December 22, 2018   ·   0 Comments

Part Four in a Series
Special to The Auroran

Our beloved town comes alive with festive beauty of the holiday spirit. The traditional Christmas Tree Lighting Ceremony, to the Menorah Lighting, to our “Santa Claus Under the Stars” parade celebrating our diversities.
I gaze lovingly at the many storefronts decorated with the evergreen bows and red ribbons, with windows adorned with whimsical ornaments and messages of cheer.
I don’t dare go inside the beautiful flower shop décor store. I know deep down inside my heart would break and I would suddenly shed too many tears from the sentimental reminders of past holiday traditions.
Close by is the stark contrast of an alleyway I would often walk past. I stopped at this moment to behold the colour faded bricks holding up the building history of many years. I placed my mitten hand against this fortification for all their strength to hold myself up from my own despair, as I lean against them for support. Whispering winds echo, snowflakes swirl silently dancing, I would remember the Little Match Girl story by Hans Christian Andersen. This small girl with her last matchstick to strike for warmth from the coldness of her sealed fate, along with the memory of the story’s immoral consequences of mankind’s ignorance, of passing by those in need.

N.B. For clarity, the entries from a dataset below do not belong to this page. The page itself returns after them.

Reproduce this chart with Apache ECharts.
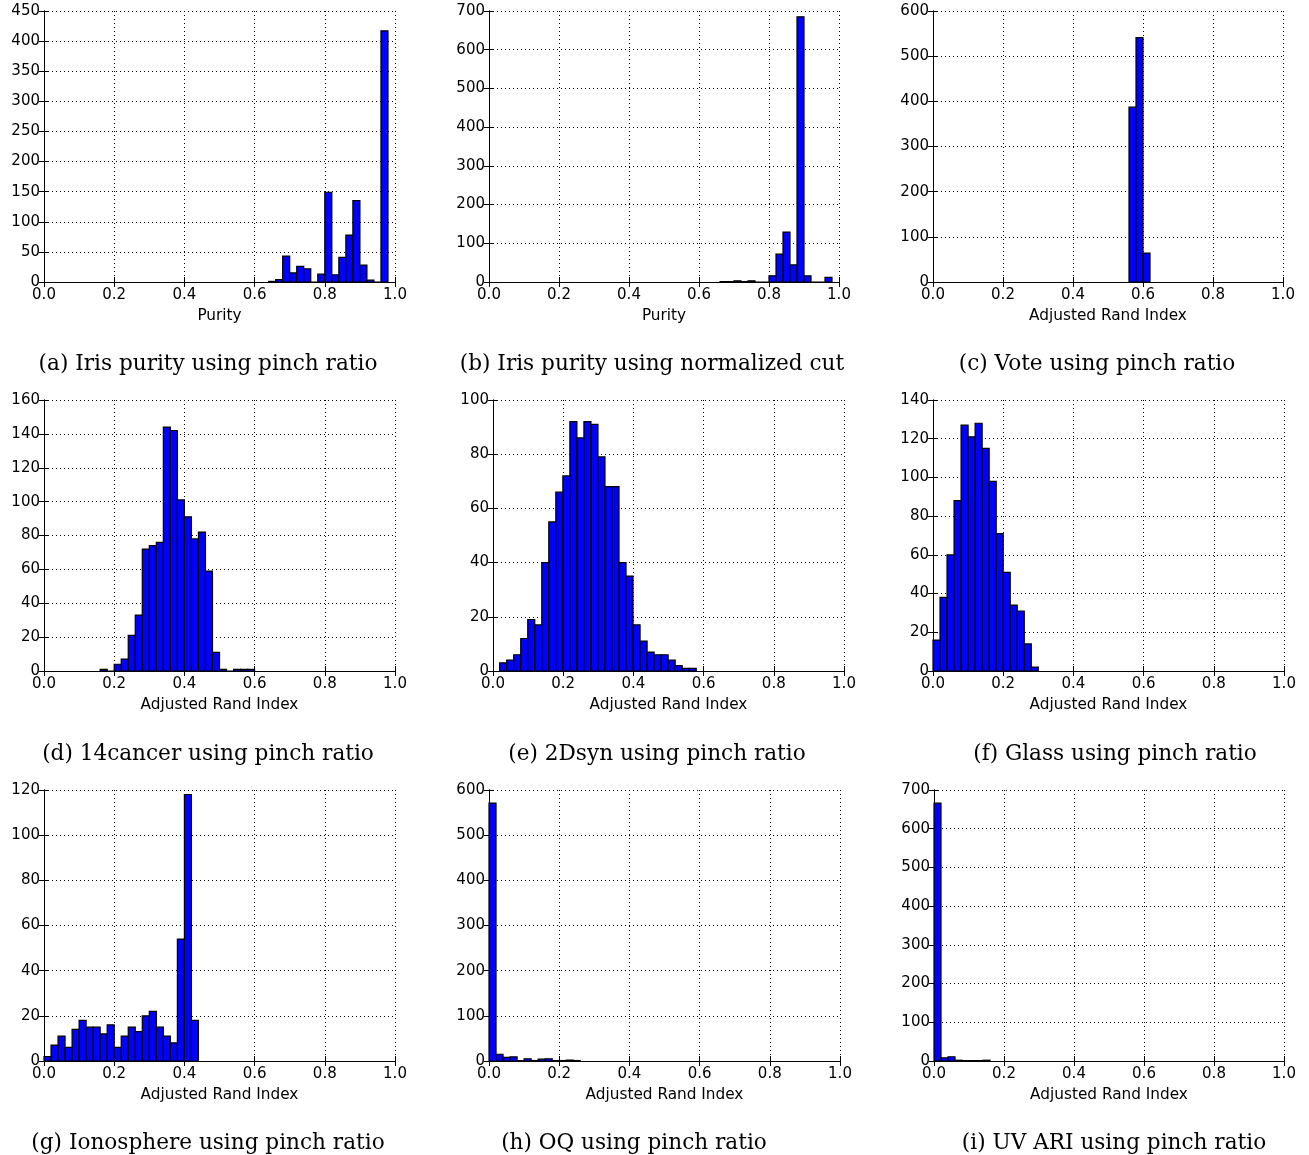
<!DOCTYPE html>
<html>
<head>
<meta charset="utf-8">
<script src="https://cdn.jsdelivr.net/npm/echarts@6/dist/echarts.min.js"></script>
<style>
  html, body { margin: 0; padding: 0; background: #fff; }
  #chart { width: 1309px; height: 1155px; }
</style>
</head>
<body>
<div id="chart"></div>
<script>
/* histogram counts, bins of width 0.02 */
var binWidth = 0.02;

var irisPinchStart = 0.64;
var irisPinch = [1, 4, 43, 15, 26, 22, 0, 13, 149, 12, 41, 78, 135, 28, 3, 0, 417];

var irisNcutStart = 0.66;
var irisNcut = [1, 1, 3, 1, 3, 0, 0, 16, 72, 129, 44, 685, 16, 0, 0, 12];

var voteStart = 0.56;
var vote = [387, 541, 64];

var cancerStart = 0.16;
var cancer = [1, 0, 4, 7, 21, 33, 72, 74, 76, 144, 142, 101, 91, 78, 82, 59, 11, 1, 0, 1, 1, 1];

var syn2dStart = 0.019;
var syn2d = [3, 4, 6, 12, 19, 17, 40, 55, 66, 72, 92, 86, 92, 91, 79, 68, 68, 40, 35, 17, 11, 7, 6, 6, 4, 2, 1, 1];

var glassStart = 0;
var glass = [16, 38, 60, 88, 127, 121, 128, 115, 98, 71, 51, 34, 31, 14, 2];

var ionoStart = 0;
var iono = [2, 7, 11, 6, 14, 18, 15, 15, 12, 16, 6, 11, 15, 13, 20, 22, 15, 11, 8, 54, 118, 18];

var oqStart = 0;
var oq = [571, 15, 8, 9, 1, 5, 1, 4, 5, 1, 1, 2, 1];

var uvStart = 0;
var uv = [666, 8, 11, 2, 1, 1, 1, 2];

var yMax = [450, 700, 600, 160, 100, 140, 120, 600, 700];
var yStep = [50, 100, 100, 20, 20, 20, 20, 100, 100];
var xNames = ['Purity', 'Purity', 'Adjusted Rand Index',
  'Adjusted Rand Index', 'Adjusted Rand Index', 'Adjusted Rand Index',
  'Adjusted Rand Index', 'Adjusted Rand Index', 'Adjusted Rand Index'];
var captions = [
  '(a) Iris purity using pinch ratio',
  '(b) Iris purity using normalized cut',
  '(c) Vote using pinch ratio',
  '(d) 14cancer using pinch ratio',
  '(e) 2Dsyn using pinch ratio',
  '(f) Glass using pinch ratio',
  '(g) Ionosphere using pinch ratio',
  '(h) OQ using pinch ratio',
  '(i) UV ARI using pinch ratio'
];

var panels = [
  [irisPinchStart, irisPinch], [irisNcutStart, irisNcut], [voteStart, vote],
  [cancerStart, cancer], [syn2dStart, syn2d], [glassStart, glass],
  [ionoStart, iono], [oqStart, oq], [uvStart, uv]
];

/* layout (pixels) */
var gridBox = [
  [44, 11, 351, 271], [489, 11, 350, 271], [933, 11, 350, 271],
  [44, 400, 351, 271], [493, 400, 351, 271], [933, 400, 351, 271],
  [44, 790, 351, 271], [489, 790, 351, 271], [934, 790, 350, 271]
];
var captionPos = [
  [208, 364], [652, 364], [1097, 364],
  [208, 754], [657, 754], [1115, 754],
  [208, 1143], [634, 1143], [1114, 1143]
];

var font = 'DejaVu Sans';
var grids = [], xAxes = [], yAxes = [], series = [], graphics = [];

function toBins(start, counts) {
  return counts.map(function (c, i) {
    return [start + i * binWidth, start + (i + 1) * binWidth, c];
  });
}

function renderBar(params, api) {
  var p0 = api.coord([api.value(0), api.value(2)]);
  var p1 = api.coord([api.value(1), 0]);
  return {
    type: 'rect',
    shape: { x: p0[0], y: p0[1], width: p1[0] - p0[0], height: p1[1] - p0[1] },
    style: { fill: '#0000ff', stroke: '#000', lineWidth: 1.2 }
  };
}

var tick = { show: true, inside: true, length: 5, lineStyle: { color: '#000', width: 1 } };
var line = { show: true, lineStyle: { color: '#000', width: 1 } };
var grid = { show: true, lineStyle: { color: '#000', width: 1, type: [1, 3] } };

for (var i = 0; i < 9; i++) {
  var b = gridBox[i];
  grids.push({ left: b[0], top: b[1], width: b[2], height: b[3] });
  xAxes[i] = {
    type: 'value', gridIndex: i, position: 'bottom', min: 0, max: 1, interval: 0.2,
    axisLine: line, axisTick: tick, splitLine: grid,
    axisLabel: { color: '#000', fontFamily: font, fontSize: 15, margin: 6,
      showMinLabel: true, showMaxLabel: true,
      formatter: function (v) { return v.toFixed(1); } },
    name: xNames[i], nameLocation: 'middle', nameGap: 27,
    nameTextStyle: { color: '#000', fontFamily: font, fontSize: 15.3 }
  };
  xAxes[9 + i] = {
    type: 'value', gridIndex: i, position: 'top', min: 0, max: 1, interval: 0.2,
    axisLine: line, axisTick: tick, splitLine: { show: false }, axisLabel: { show: false }
  };
  yAxes[i] = {
    type: 'value', gridIndex: i, position: 'left', min: 0, max: yMax[i], interval: yStep[i],
    axisLine: line, axisTick: tick, splitLine: grid,
    axisLabel: { color: '#000', fontFamily: font, fontSize: 15, margin: 4,
      showMinLabel: true, showMaxLabel: true }
  };
  yAxes[9 + i] = {
    type: 'value', gridIndex: i, position: 'right', min: 0, max: yMax[i], interval: yStep[i],
    axisLine: line, axisTick: tick, splitLine: { show: false }, axisLabel: { show: false }
  };
  series.push({
    type: 'custom', xAxisIndex: i, yAxisIndex: i,
    renderItem: renderBar,
    encode: { x: [0, 1], y: 2 },
    data: toBins(panels[i][0], panels[i][1]),
    silent: true, z: 3
  });
  graphics.push({
    type: 'text', x: captionPos[i][0], y: captionPos[i][1],
    style: { text: captions[i], fill: '#000', font: '21.6px "DejaVu Serif"',
      textAlign: 'center', textVerticalAlign: 'middle' }
  });
}

var chart = echarts.init(document.getElementById('chart'), null, { renderer: 'canvas' });
chart.setOption({
  backgroundColor: '#fff',
  animation: false,
  grid: grids,
  xAxis: xAxes,
  yAxis: yAxes,
  series: series,
  graphic: graphics
});
</script>
</body>
</html>
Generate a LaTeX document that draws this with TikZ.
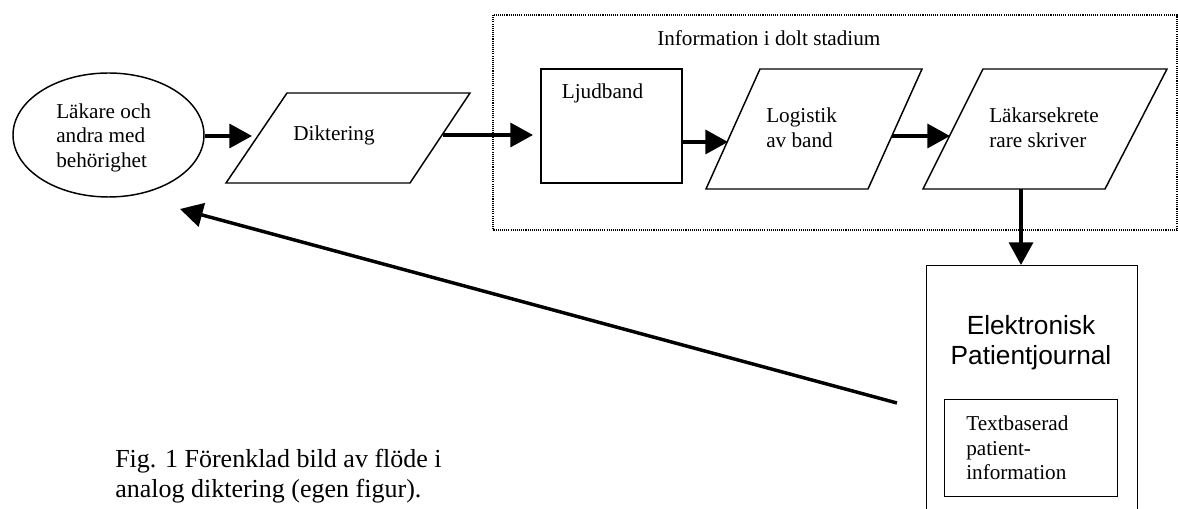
\documentclass[tikz,border=0pt]{standalone}
\usepackage{fontspec}
\setmainfont{Liberation Serif}
\newfontfamily\arialf{Liberation Sans}
\usetikzlibrary{arrows.meta,shapes.geometric}
\tikzset{
  shapeline/.style={draw=black, line width=1.1pt, line join=miter},
  arr/.style={draw=black, line width=2.6pt, -{Triangle[length=17pt,width=18pt]}},
  boxtxt/.style={font=\fontsize{15.9}{18.4}\selectfont, inner sep=0pt, align=left},
  captxt/.style={font=\fontsize{19.5}{22.2}\selectfont, inner sep=0pt, align=left},
  epjtxt/.style={font=\arialf\fontsize{19.7}{22.5}\selectfont, inner sep=0pt, align=center},
  dotbox/.style={draw=black, line width=0.8pt, dash pattern=on 0.8pt off 0.8pt}
}
\begin{document}
\begin{tikzpicture}[x=0.75pt,y=-0.75pt]
\useasboundingbox[fill=white] (0,0) rectangle (1178,509);

% dotted region
\draw[dotbox] (493,15) rectangle (1177,230);
\node[boxtxt, anchor=west] (info) at (657,38) {Information i dolt stadium};

% ellipse
\node[shapeline, ellipse, minimum width=143.25pt, minimum height=93pt, inner sep=0pt] (lak) at (108.5,135) {};
\node[boxtxt, anchor=west] (lakt) at (56,137.5) {Läkare och\\andra med\\behörighet};

% Diktering parallelogram
\draw[shapeline] (226,183) -- (287,93) -- (470,93) -- (410,183) -- cycle;
\node[boxtxt] (dik) at (334,135) {Diktering};
\coordinate (dikin) at (252,136);
\coordinate (dikout) at (443,135);

% Ljudband
\node[shapeline, rectangle, minimum width=105.75pt, minimum height=85.5pt, inner sep=0pt] (ljud) at (611.5,126) {};
\node[boxtxt] (ljudt) at (602.5,93) {Ljudband};
\coordinate (ljudin) at (533,135);
\coordinate (ljudout) at (682,142);

% Logistik
\draw[shapeline] (706,189) -- (760,69) -- (922,69) -- (868,189) -- cycle;
\node[boxtxt, anchor=west] (log) at (766,128) {Logistik\\av band};
\coordinate (login) at (728,142);
\coordinate (logout) at (892,136);

% Läkarsekreterare
\draw[shapeline] (923,189) -- (983,69) -- (1167,69) -- (1105,189) -- cycle;
\node[boxtxt, anchor=west] (sek) at (989,128) {Läkarsekrete\\rare skriver};
\coordinate (sekin) at (950,136);
\coordinate (sekout) at (1021,189);

% EPJ
\node[shapeline, rectangle, minimum width=158.25pt, minimum height=210pt, inner sep=0pt, anchor=north west] (epj) at (926,265) {};
\node[epjtxt] (epjt) at (1031,342.5) {Elektronisk\\Patientjournal};
\node[shapeline, rectangle, minimum width=129.75pt, minimum height=72.75pt, inner sep=0pt, anchor=north west] (tb) at (944,399) {};
\node[boxtxt, anchor=west] (tbt) at (966,448) {Textbaserad\\patient-\\information};
\coordinate (epjin) at (1021,265);
\coordinate (epjout) at (897,403);
\coordinate (lakin) at (180,209);

% arrows
\draw[arr] (lak.east |- dikin) -- (dikin);
\draw[arr] (dikout) -- (ljudin);
\draw[arr] (ljudout) -- (login);
\draw[arr] (logout) -- (sekin);
\draw[arr] (sekout) -- (epjin);
\draw[arr] (epjout) -- (lakin);

% caption
\node[captxt, anchor=west] (cap) at (115,476) {Fig. 1 Förenklad bild av flöde i\\analog diktering (egen figur).};
\end{tikzpicture}
\end{document}
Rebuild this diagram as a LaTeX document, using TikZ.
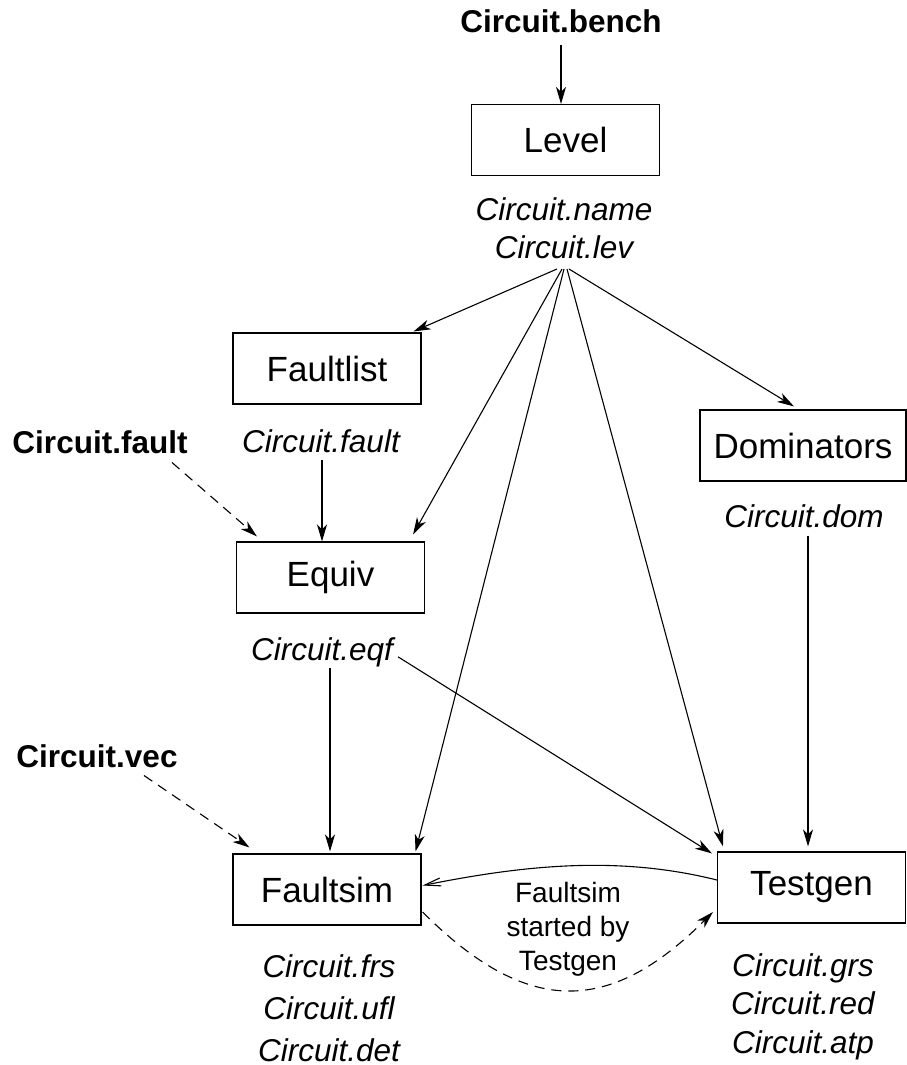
\documentclass[tikz,border=0pt]{standalone}
\usepackage{fontspec}
\setmainfont{Liberation Sans}
\usepackage{tikz}
\usetikzlibrary{arrows.meta, positioning, calc}

\begin{document}
\begin{tikzpicture}[
  x=1pt, y=-1pt,
  prog/.style    = {draw, line width=1.1pt, minimum width=188pt,
                    minimum height=71pt, inner sep=0pt,
                    font=\fontsize{35}{42}\selectfont},
  infile/.style  = {inner sep=4pt, font=\bfseries\fontsize{31.5}{38}\selectfont},
  outfile/.style = {inner sep=2pt, align=center,
                    font=\itshape\fontsize{31.5}{38}\selectfont},
  note/.style    = {inner sep=0pt, align=center,
                    font=\fontsize{28}{34}\selectfont},
  arr/.style     = {-{Stealth[length=17pt, width=10pt, inset=5pt]},
                    line width=1.1pt},
  darr/.style    = {arr, dash pattern=on 10pt off 7pt},
  barb/.style    = {-{Straight Barb[length=16pt, width=8pt]}, line width=1.1pt},
]
\useasboundingbox (0,0) rectangle (907,1065);

%% Level
\node[infile, anchor=base] (bench) at (561, 33) {Circuit.bench};
\node[prog] (level) at (565.5, 140) {Level};
\node[outfile, anchor=base] (lev) at (564, 258) {Circuit.name\\Circuit.lev};
\draw[arr] ($(bench.south)+(0,7)$) -- (bench.south |- level.north);
\coordinate (hub) at (564, 269);

%% Faultlist and Dominators
\node[prog] (faultlist) at (327, 368.5) {Faultlist};
\node[outfile, anchor=base] (fltout) at (321, 452) {Circuit.fault};
\node[prog, minimum width=206pt] (dominators) at (803, 445.5) {Dominators};
\node[outfile, anchor=base] (dom) at (804, 527) {Circuit.dom};

\draw[arr] ($(hub)+(-7,0)$) -- ($(faultlist.north east)+(-8,-1)$);
\draw[arr] ($(hub)+(5,0)$)  -- ($(dominators.north)+(-9,-3)$);

%% Equiv
\node[infile, anchor=base] (fltin) at (100, 453) {Circuit.fault};
\node[prog] (equiv) at (330.5, 577.5) {Equiv};
\node[outfile, anchor=base] (eqf) at (322, 660) {Circuit.eqf};

\draw[arr]  ($(fltout.south)+(1,5)$) -- ($(fltout.south |- equiv.north)+(1,0)$);
\draw[darr] ($(fltin.south)+(72,5)$) -- ($(equiv.north west)+(21,-5)$);
\draw[arr]  ($(hub)+(-2,0)$) -- ($(equiv.north east)+(-12,-7)$);

%% Faultsim and Testgen
\node[infile, anchor=base] (vec) at (97, 767) {Circuit.vec};
\node[prog] (faultsim) at (327, 889.5) {Faultsim};
\node[prog] (testgen) at (811.5, 887.5) {Testgen};
\node[outfile, anchor=base, font=\itshape\fontsize{31.5}{42}\selectfont]
     (fsout) at (329, 1061) {Circuit.frs\\Circuit.ufl\\Circuit.det};
\node[outfile, anchor=base, font=\itshape\fontsize{31.5}{38.5}\selectfont]
     (tgout) at (803, 1053) {Circuit.grs\\Circuit.red\\Circuit.atp};

\draw[arr]  ($(hub)+(0,0)$) -- ($(faultsim.north east)+(-6,-2)$);
\draw[arr]  ($(hub)+(3,0)$) -- ($(testgen.north west)+(6,-5)$);
\draw[arr]  ($(eqf.south)+(8,-1)$) -- ($(eqf.south |- faultsim.north)+(8,-2)$);
\draw[arr]  ($(eqf.east)+(3,5)$) -- ($(testgen.north west)+(-5,2)$);
\draw[darr] ($(vec.south)+(47,4)$) -- ($(faultsim.north west)+(17,-6)$);
\draw[arr]  ($(dom.south)+(4,6)$) -- ($(dom.south |- testgen.north)+(4,-5)$);

%% Faultsim called from Testgen
\draw[barb] ($(testgen.west)+(0,-7.5)$)
     .. controls +(-100,-25) and +(100,-20) .. ($(faultsim.east)+(1,-4)$);
\draw[darr] ($(faultsim.east)+(1,22.5)$)
     .. controls +(104,104) and +(-104,104) .. ($(testgen.west)+(-4,24.5)$);
\node[note, anchor=base] (started) at (568, 970) {Faultsim\\started by\\Testgen};

\end{tikzpicture}
\end{document}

I wondered too, how many of us now stand silently in the very same alleyway in search of warmth, need, but more importantly to examine our plans in how to change our condition of homelessness. Pity isn’t what we want
“Are there no prisons? Are there no workhouses?”
“At this festive time of year, Mr. Scrooge, it is more than usually desirable that we should make some slight provision for the poor and destitute.”
The opulence of former lavish Christmas parties, extravagant turkey dinners and expensive gifts bear no desire to my heart now.
My genuine refection of this season of advent is my faith and gratitude for what I do have. I’m content to be spiritually guided. I leave to continue walking on the pathway, making snow foot prints, my only mark of recent history that tells a tale that I’m existing.
I enter my familiar landmark, the walls of written knowledge, our library, and become so cheered when I see the large adorned Christmas tree.
I sit down on the comfy leather couch thinking back to the many happy memories of my childhood Christmases, forgetting any inner pain.
One of my fondest was long ago, I believe I was three or nearing four. My father and I started out the door of our country rural home towards the back-pasture to fetch our Christmas tree in the woods.
Parka up in a tightly wrapped snow suit, father pulled me on a small sled down the road. You could see the fresh fallen snow covering the neighbour’s houses, then fields of snow in sculpted drifts of magical whiteness. I cannot remember how long it took to get to where we were going, but I was in awe and wonder of this magical winter. The branches of the pine trees laden with snow, were like icing on a cake. My father looked at every pine tree deciding which one would fill our home for the merriment of Christmas. He chose a huge one that would be so large it would touch the ceiling at our home and was almost as wide.
I would watch him chop with his axe our Christmas tree and heave it onto the sled.
Included in this delightful moment, my father shared a thermos of hot chocolate before we prepared for our journey walking back together.
Our Christmas tree was my present that year, decorated with meaningful ornaments of the history of my family. My father has since passed, but he leaves me with this beautiful Christmas tree reminiscence. I’m happy thinking of him as I look upon the library’s wonderful Christmas tree again.
I’m still homeless but happy, aware that my inner spirit is the shining star, ready to adorn the top branch of my envisioned Christmas tree.
Wishing each and everyone and all a very Merry Christmas with peace, blessings and happiness for the New Year of 2019.